Да, этот самый дом. Он наверху и чувствует себя неважно; кажется, он уснул.
Мы поднялись наверх. В первой комнате, прибранной, но скудно обставленной, лежал Доббс. На дощатом столе около его кровати валялись груды писем и записок, адресованных в разные министерства и департаменты, а на одеяле лежало неоконченное письмо, вероятно, только что выпавшее из его слабых пальцев, адресованное в министерство Волокиты.
Когда мы вошли, он приподнялся, опираясь на локоть.
— Фанни! — пробормотал он, и тень разочарования пробежала по его лицу. — А я думал, что это ответ от министра, — добавил он, словно оправдываясь.
Бедная женщина выстрадала слишком много, чтобы отступить перед этим последним ударом. Она тихо подошла к изголовью больного, без единого слова или слезы опустилась на колени, с любовью обвила его руками, и я оставил их наедине.
Когда вечером я вновь навестил их, ему было лучше — настолько лучше, что, несмотря на предписание врача, он целый час говорил с ней, полный бодрости и надежды… Потом внезапно приподнял обеими руками ее склоненную голову и произнес:
— Знаешь ли, дорогая, в поисках поддержки и покровительств я забыл того, кто пользуется большим влиянием у королей и министров, и я собираюсь, любимая, просить его ходатайствовать за меня. Еще не поздно, дружочек, и я завтра же обращусь к нему.

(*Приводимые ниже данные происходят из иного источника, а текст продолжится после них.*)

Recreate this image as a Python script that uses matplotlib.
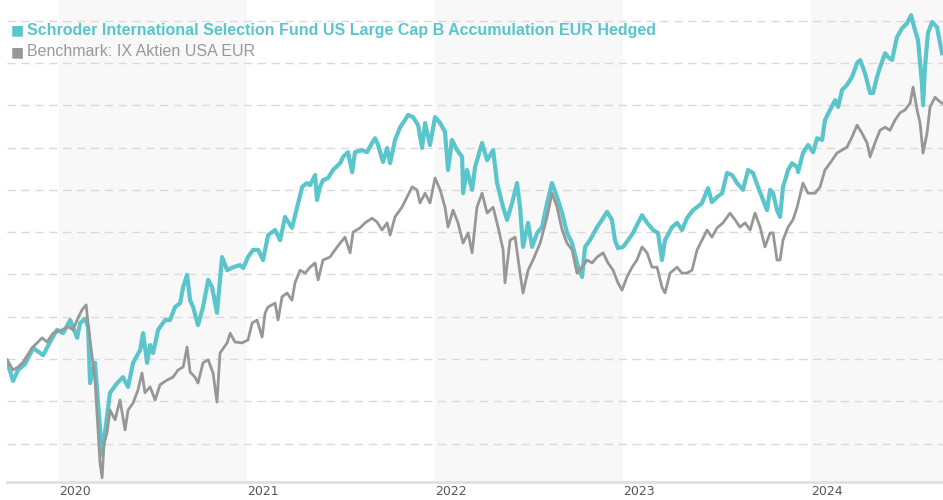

И прежде чем пришло это завтра, он явился к нему и получил — в этом я не сомневаюсь — хорошее место.
Перевод Е. Куниной
ТУРИСТ ИЗ ИНДИАНЫ
Впервые мы заметили его с палубы «Unser Fritz»[23], когда это славное судно, державшее курс на Плимут, Гавр и Гамбург, готовилось к отплытию из Нью-Йорка. Потому ли, что в такие минуты все попадающееся на глаза пассажирам по-особому врезается в память, а быть может, потому, что, когда находишься в ожидании важного для тебя события, любой, не имеющий значения пустяк производит неизгладимое впечатление, но я сохранил самое живое воспоминание о том, как наш новый пассажир появился на сходнях и, вступив, по-видимому, без всякой надежды на успех в пререкания с говорившими по-немецки стюардами и матросами, в конце концов одержал победу. В его фигуре отнюдь не было ничего героического. Одетый в изрядно поношенный холщовый плащ, с охапкой сумок и свертков, он больше всего напоминал кучера наемного экипажа, несущего багаж своего седока. Примечательно, однако, что, хотя он упорно говорил по-английски и как бы не замечал того, что его противники сыплют немецкими фразами, он сумел настоять на своем, сохранив полнейшее спокойствие духа и столь же спокойное выражение лица, тогда как уступившие его натиску враги-иностранцы побагровели от ярости и заметно взмокли; наконец, раз десять нарушив судовые порядки, он занял место рядом с необычайно хорошенькой девушкой, несомненно, более высокого круга, которая тем не менее называла его отцом. «Unser Fritz» давно уже снялся с якоря, а он по-прежнему оставался центральной фигурой на палубе, всем мешал, заговаривал со всеми одинаково фамильярно, оставаясь нечувствительным к щелчкам и насмешкам, и упрямо шел к своей цели даже в том случае, если эта цель не стоила и сотой доли затраченных на нее усилий.